How can I estimate roughly the maximum no load speed when impeller diameter and the net head are known?


No Load RPM= (19.1)(SQRT(64 H))/D
Where H= Head in feet, D= impeller diameter in feet (not inches)

So if H = 200 feet and Impeller Diameter is 7 inches we get a No Load RPM = 3699
This is a little high for a 4 pole (1800 RPM) generator, I'd rather be on the low end for better efficiency (less friction due to lower velocities). I would choose an 8" impeller. Or, (even better) go to a 6 pole 1200 RPM (direct coupled) motor, bring the no load speed down to 2400 RPM and calculate the required impeller diameter as below.


More often, you would know the full load normal operating speed of the generator to produce 60Hz from the name plate or the number of poles. Also the head is fixed and known. So you'll want to know what the impeller diameter should be for a direct coupled setup:


Impeller Diameter in inches = 230(SQRT(64 H)/R


Where H = head in feet, R = No Load RPM and SQRT = Square root


So if H = 200' and R = 2400, we get an impeller diameter of 10.8 inches.


These admittedly rough calculations work well with Pelton wheels as well as Francis type runners.


By the way, larger pumps are well designed and optimized to be very efficient. When run in reverse as turbines they perform just like Francis type turbines and are every bit as efficient, assuming you match up head, impeller diameter and operating speed.
The graph above shows how I reverse engineered the pump curves for for operation as a turbine. This analytical approach is not as easy to understand as the empirical approach described above. Note the U shaped > 73 % efficiency region. This is where you want to be operating this particular PaT with a 12 inch impeller, 230 ft of head, and using 750 Gpm with expected output of 25 Hp mechanical energy. BTW, pumps are designated by their outlet X suction inlet X impeller diameter. So this is a 3X4X12 end suction pump with a 30HP, 1800 RPM 3 Phase electric motor.

Best little Hydro House in NY, 20 KW of renewable energy.

A quick overview of the building process. Picked up some inspiration in Costa Rica where pelton wheels could be seen laying around in yards, as ornaments, like wagon wheels here in the US. This is my first attempt at creating a video with music composition. So keep in mind, I'm an engineer not a liberal artist.



It appears my video's no longer play since Google takeover.

Pump as Turbine (PAT)

This is the latest addition to the powerhouse.
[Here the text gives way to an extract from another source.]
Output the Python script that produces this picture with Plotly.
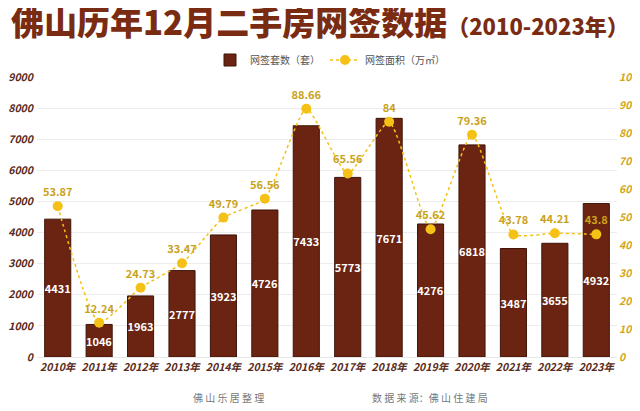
import plotly.graph_objects as go

years = ["2010年", "2011年", "2012年", "2013年", "2014年", "2015年", "2016年",
         "2017年", "2018年", "2019年", "2020年", "2021年", "2022年", "2023年"]
units = [4431, 1046, 1963, 2777, 3923, 4726, 7433, 5773, 7671, 4276, 6818, 3487, 3655, 4932]
area = [53.87, 12.24, 24.73, 33.47, 49.79, 56.56, 88.66, 65.56, 84, 45.62, 79.36, 43.78, 44.21, 43.8]
area_labels = ["53.87", "12.24", "24.73", "33.47", "49.79", "56.56", "88.66",
               "65.56", "84", "45.62", "79.36", "43.78", "44.21", "43.8"]
left_ticks = [0, 1000, 2000, 3000, 4000, 5000, 6000, 7000, 8000, 9000]
right_ticks = [0, 10, 20, 30, 40, 50, 60, 70, 80, 90, 100]

BROWN = "#6b2411"
GOLD = "#f5c116"
GOLD_TXT = "#c9a21c"
FONT = "Noto Sans CJK SC"

# page offset caused by the default 8px body margin
OFF = 8
PAGE_W, PAGE_H = 640, 411
FIG_W, FIG_H = PAGE_W - OFF, PAGE_H - OFF
# plot area in page pixels
L, R, T, B = 37, 617, 77, 357
W, H = R - L, B - T


def px(x):
    return (x - L) / W


def py(y):
    return (B - y) / H


fig = go.Figure()
fig.add_trace(go.Bar(
    x=years, y=units, name="网签套数（套）",
    marker=dict(color=BROWN, line=dict(color="#3f140a", width=1)),
    text=[str(v) for v in units], textposition="inside", insidetextanchor="middle",
    textfont=dict(color="white", size=11, family=FONT, weight="bold"),
    textangle=0, constraintext="none",
))
fig.add_trace(go.Scatter(
    x=years, y=area, name="网签面积（万㎡）", yaxis="y2",
    mode="lines+markers+text",
    line=dict(color=GOLD, width=1.5, dash="dot", shape="spline", smoothing=0.5),
    marker=dict(color=GOLD, size=10),
    text=area_labels, textposition="top center",
    textfont=dict(color=GOLD_TXT, size=11, family=FONT, weight="bold"),
    cliponaxis=False,
))

fig.update_layout(
    width=FIG_W, height=FIG_H,
    margin=dict(l=L - OFF, r=FIG_W - (R - OFF), t=T - OFF, b=FIG_H - (B - OFF), autoexpand=False),
    paper_bgcolor="white", plot_bgcolor="white",
    bargap=0.37,
    showlegend=True,
    legend=dict(orientation="h", x=px(330), xanchor="center",
                y=py(60), yanchor="middle",
                font=dict(size=10, color="#555555", family=FONT),
                itemwidth=30, traceorder="normal"),
    xaxis=dict(range=[-0.5, len(years) - 0.5],
               tickfont=dict(size=10.5, color="#5a2a1a", family=FONT, style="italic", weight="bold"),
               tickangle=0, showgrid=False, showline=True, linecolor="#e6e6e6", ticks=""),
    yaxis=dict(range=[0, 9000], tickvals=left_ticks,
               tickfont=dict(size=10.5, color="#5a2a1a", family=FONT, style="italic", weight="bold"),
               showgrid=True, gridcolor="#ececec", zeroline=False, ticklabelstandoff=3),
    yaxis2=dict(range=[0, 100], tickvals=right_ticks, overlaying="y", side="right",
                tickfont=dict(size=10.5, color="#d4a514", family=FONT, style="italic", weight="bold"),
                showgrid=False, zeroline=False, ticklabelstandoff=1),
    font=dict(family=FONT),
)

fig.add_annotation(
    xref="paper", yref="paper", x=px(9), y=py(21), xanchor="left", yanchor="middle",
    showarrow=False,
    text="佛山历年12月二手房网签数据<span style='font-size:22px'>（2010-2023年）</span>",
    font=dict(size=33, color="#7a2c12", family=FONT, weight=900),
)
fig.add_annotation(xref="paper", yref="paper", x=px(228), y=py(397), xanchor="center", yanchor="middle",
                   showarrow=False, text="佛 山 乐 居 整 理",
                   font=dict(size=10, color="#777777", family=FONT))
fig.add_annotation(xref="paper", yref="paper", x=px(430), y=py(397), xanchor="center", yanchor="middle",
                   showarrow=False, text="数 据 来 源：佛 山 住 建 局",
                   font=dict(size=10, color="#777777", family=FONT))

fig.write_html("out.html")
This split case PAT, 5X6X9 driving a 30HP 3 phase motor as generator will be able to take advantage of the much higher winter flows of the stream. The pump/turbine has been mounted at a 45° angle to eliminate 2 right angle bends in the powerhouse plumbing and there is enough room to accommodate a large flywheel on the generator shaft to enhance mechanical momentum. This will improve voltage regulation and large motor starting capability.

I have a number of Distributed Load Controllers on 1.5kW space heaters in the winter months when there is plenty of water. Then the turbine control valve is wide open all the time and DLC's will have the heaters going full blast until a refrigerator or well pump comes on. Then the DLC's will proportionally reduce the power to the heating loads to keep the voltage constant and allow the motor loads to start up. The 3KW dump load and DLC in the power house penstock is set to a slightly (5V)higher voltage to react to over-voltage situations that might arise if the valve is wide open and loading suddenly decreases. That dump load will absorb the extra power and give the (slow) motorized butterfly valve a chance to close and reduce the power. It is when we are lightly loaded in the spring and fall that I think the flywheel idea will help to regulate the voltage better. I have also just put a few DLC controlled electric heaters outside! Such a waste, but it keeps everything stable.

We are still in drought conditions and waiting for more rain before I can run at full power with the valve wide open. (Our drainage area is only 1.5 square miles) I'm thinking about adding a small efficient pelton to use around 1 gal/sec @ 210' of head so we can keep running through the summer months. Of course none of this would be necessary if we were grid connected on net metering. We are just getting started on the paperwork to get grid connected. To me it seems a bit daunting because I don't like to do paperwork or deal with bureaucrats.